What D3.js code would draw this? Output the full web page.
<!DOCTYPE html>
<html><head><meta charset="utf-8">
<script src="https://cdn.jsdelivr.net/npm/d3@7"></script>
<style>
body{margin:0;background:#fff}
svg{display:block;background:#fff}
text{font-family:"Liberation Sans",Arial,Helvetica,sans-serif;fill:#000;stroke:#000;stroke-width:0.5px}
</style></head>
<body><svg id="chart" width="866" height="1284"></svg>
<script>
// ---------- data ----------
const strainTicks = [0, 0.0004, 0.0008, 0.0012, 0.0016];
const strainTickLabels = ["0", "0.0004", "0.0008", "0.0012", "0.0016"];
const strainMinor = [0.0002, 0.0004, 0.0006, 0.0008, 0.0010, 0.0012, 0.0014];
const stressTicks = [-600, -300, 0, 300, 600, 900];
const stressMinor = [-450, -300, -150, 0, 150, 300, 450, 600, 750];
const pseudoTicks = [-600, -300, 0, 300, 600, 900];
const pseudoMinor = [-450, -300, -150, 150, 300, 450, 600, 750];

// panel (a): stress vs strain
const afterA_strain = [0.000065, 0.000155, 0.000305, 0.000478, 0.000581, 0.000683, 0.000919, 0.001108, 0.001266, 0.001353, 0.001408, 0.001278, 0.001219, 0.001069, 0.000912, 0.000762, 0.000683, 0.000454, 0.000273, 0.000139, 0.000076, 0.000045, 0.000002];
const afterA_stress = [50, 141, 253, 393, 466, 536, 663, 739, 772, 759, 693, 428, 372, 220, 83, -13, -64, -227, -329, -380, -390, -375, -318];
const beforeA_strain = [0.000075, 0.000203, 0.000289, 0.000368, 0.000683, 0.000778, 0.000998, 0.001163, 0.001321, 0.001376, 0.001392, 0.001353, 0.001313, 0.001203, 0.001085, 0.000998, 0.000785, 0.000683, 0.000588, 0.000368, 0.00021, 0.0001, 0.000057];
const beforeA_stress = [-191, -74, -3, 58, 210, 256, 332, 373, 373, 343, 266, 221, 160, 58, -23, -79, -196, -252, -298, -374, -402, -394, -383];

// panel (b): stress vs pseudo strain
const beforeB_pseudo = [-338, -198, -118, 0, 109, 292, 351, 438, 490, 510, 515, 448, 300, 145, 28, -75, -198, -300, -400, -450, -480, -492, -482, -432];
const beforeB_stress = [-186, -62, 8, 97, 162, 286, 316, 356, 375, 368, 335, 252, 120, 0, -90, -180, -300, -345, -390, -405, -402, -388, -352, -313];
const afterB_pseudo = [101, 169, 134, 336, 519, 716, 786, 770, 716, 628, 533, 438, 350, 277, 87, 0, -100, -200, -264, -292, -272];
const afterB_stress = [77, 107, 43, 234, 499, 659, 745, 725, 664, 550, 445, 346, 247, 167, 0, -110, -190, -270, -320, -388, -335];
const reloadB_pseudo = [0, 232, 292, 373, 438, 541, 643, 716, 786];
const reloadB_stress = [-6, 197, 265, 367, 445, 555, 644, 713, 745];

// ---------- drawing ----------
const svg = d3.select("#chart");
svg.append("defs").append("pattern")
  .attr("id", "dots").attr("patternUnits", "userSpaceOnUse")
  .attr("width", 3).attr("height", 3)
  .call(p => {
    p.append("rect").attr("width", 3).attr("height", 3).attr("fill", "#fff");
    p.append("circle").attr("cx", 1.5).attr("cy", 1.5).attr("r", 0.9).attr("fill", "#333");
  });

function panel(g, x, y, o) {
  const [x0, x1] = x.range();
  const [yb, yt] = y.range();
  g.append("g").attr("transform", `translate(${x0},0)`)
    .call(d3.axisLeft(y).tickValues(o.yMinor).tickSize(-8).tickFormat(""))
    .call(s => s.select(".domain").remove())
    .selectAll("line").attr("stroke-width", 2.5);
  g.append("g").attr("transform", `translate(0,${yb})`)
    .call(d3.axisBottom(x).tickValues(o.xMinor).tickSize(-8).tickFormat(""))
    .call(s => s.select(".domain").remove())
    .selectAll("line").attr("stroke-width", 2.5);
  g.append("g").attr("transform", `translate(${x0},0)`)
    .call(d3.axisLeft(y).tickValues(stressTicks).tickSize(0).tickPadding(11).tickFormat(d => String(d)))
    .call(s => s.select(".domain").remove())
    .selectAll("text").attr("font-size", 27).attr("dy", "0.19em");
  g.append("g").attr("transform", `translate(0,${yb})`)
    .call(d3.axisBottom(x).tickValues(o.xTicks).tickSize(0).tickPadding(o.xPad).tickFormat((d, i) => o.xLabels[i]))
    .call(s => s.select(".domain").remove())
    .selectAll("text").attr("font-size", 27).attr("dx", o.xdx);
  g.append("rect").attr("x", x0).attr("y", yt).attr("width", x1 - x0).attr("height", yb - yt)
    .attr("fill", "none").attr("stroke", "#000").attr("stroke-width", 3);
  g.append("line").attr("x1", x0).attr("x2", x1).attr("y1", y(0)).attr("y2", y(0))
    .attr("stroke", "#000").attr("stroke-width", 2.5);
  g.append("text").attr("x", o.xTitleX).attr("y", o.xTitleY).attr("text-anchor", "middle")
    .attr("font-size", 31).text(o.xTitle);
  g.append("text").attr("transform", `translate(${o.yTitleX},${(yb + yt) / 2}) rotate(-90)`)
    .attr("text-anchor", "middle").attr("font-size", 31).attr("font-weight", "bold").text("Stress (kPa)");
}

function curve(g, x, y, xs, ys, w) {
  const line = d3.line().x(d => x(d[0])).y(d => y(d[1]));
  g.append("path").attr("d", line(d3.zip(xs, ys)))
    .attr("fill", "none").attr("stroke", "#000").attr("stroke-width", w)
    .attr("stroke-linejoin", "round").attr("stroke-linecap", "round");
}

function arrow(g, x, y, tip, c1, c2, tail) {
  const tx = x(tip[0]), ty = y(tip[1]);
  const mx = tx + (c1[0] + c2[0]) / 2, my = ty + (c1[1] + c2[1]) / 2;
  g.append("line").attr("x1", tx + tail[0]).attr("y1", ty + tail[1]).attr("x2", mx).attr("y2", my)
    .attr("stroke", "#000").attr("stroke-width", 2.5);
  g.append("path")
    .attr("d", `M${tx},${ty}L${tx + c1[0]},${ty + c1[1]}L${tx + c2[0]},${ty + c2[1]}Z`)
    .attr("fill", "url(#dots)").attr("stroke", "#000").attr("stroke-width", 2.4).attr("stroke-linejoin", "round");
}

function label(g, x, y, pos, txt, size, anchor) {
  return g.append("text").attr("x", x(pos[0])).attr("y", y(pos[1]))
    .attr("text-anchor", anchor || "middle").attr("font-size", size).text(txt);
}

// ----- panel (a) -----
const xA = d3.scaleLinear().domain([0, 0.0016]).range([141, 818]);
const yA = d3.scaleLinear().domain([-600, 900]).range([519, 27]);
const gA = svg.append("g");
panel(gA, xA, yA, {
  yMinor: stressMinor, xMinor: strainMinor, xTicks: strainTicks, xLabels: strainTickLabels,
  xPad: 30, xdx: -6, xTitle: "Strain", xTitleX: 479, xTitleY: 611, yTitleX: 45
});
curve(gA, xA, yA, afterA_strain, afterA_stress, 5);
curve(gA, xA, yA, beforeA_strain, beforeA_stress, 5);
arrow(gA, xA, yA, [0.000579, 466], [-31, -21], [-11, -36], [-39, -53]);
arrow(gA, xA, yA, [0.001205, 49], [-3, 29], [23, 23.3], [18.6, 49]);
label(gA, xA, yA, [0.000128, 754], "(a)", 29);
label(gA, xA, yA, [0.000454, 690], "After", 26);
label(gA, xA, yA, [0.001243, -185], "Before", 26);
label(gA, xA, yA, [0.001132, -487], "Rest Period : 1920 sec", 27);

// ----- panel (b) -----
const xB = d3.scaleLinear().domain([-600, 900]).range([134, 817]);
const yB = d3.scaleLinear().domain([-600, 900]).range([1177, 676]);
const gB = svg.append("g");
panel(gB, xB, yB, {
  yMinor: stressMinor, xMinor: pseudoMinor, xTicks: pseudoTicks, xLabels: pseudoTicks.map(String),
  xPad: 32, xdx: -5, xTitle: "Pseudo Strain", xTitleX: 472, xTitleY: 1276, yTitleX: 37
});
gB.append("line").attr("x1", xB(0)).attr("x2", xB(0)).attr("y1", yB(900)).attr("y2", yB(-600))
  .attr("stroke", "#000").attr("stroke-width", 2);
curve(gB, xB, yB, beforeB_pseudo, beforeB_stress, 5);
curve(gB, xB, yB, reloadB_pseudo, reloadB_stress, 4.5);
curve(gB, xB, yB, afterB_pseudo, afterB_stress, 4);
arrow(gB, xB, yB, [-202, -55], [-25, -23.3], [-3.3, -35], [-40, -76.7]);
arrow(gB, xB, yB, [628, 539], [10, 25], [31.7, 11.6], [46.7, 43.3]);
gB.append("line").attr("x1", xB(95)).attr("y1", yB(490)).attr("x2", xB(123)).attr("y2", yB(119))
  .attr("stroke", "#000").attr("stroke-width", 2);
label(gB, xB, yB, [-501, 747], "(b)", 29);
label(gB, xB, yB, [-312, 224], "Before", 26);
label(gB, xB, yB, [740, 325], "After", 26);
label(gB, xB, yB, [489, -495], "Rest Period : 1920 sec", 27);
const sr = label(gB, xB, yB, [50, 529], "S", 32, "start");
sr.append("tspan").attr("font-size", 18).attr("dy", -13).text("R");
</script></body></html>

* * * * * * * * *

**Direction**
Your task is to quote the lines above, beginning with the first and ending with the one that holds "-402, -394, -383];".

**Answer to the problem**
What D3.js code would draw this? Output the full web page.
<!DOCTYPE html>
<html><head><meta charset="utf-8">
<script src="https://cdn.jsdelivr.net/npm/d3@7"></script>
<style>
body{margin:0;background:#fff}
svg{display:block;background:#fff}
text{font-family:"Liberation Sans",Arial,Helvetica,sans-serif;fill:#000;stroke:#000;stroke-width:0.5px}
</style></head>
<body><svg id="chart" width="866" height="1284"></svg>
<script>
// ---------- data ----------
const strainTicks = [0, 0.0004, 0.0008, 0.0012, 0.0016];
const strainTickLabels = ["0", "0.0004", "0.0008", "0.0012", "0.0016"];
const strainMinor = [0.0002, 0.0004, 0.0006, 0.0008, 0.0010, 0.0012, 0.0014];
const stressTicks = [-600, -300, 0, 300, 600, 900];
const stressMinor = [-450, -300, -150, 0, 150, 300, 450, 600, 750];
const pseudoTicks = [-600, -300, 0, 300, 600, 900];
const pseudoMinor = [-450, -300, -150, 150, 300, 450, 600, 750];

// panel (a): stress vs strain
const afterA_strain = [0.000065, 0.000155, 0.000305, 0.000478, 0.000581, 0.000683, 0.000919, 0.001108, 0.001266, 0.001353, 0.001408, 0.001278, 0.001219, 0.001069, 0.000912, 0.000762, 0.000683, 0.000454, 0.000273, 0.000139, 0.000076, 0.000045, 0.000002];
const afterA_stress = [50, 141, 253, 393, 466, 536, 663, 739, 772, 759, 693, 428, 372, 220, 83, -13, -64, -227, -329, -380, -390, -375, -318];
const beforeA_strain = [0.000075, 0.000203, 0.000289, 0.000368, 0.000683, 0.000778, 0.000998, 0.001163, 0.001321, 0.001376, 0.001392, 0.001353, 0.001313, 0.001203, 0.001085, 0.000998, 0.000785, 0.000683, 0.000588, 0.000368, 0.00021, 0.0001, 0.000057];
const beforeA_stress = [-191, -74, -3, 58, 210, 256, 332, 373, 373, 343, 266, 221, 160, 58, -23, -79, -196, -252, -298, -374, -402, -394, -383];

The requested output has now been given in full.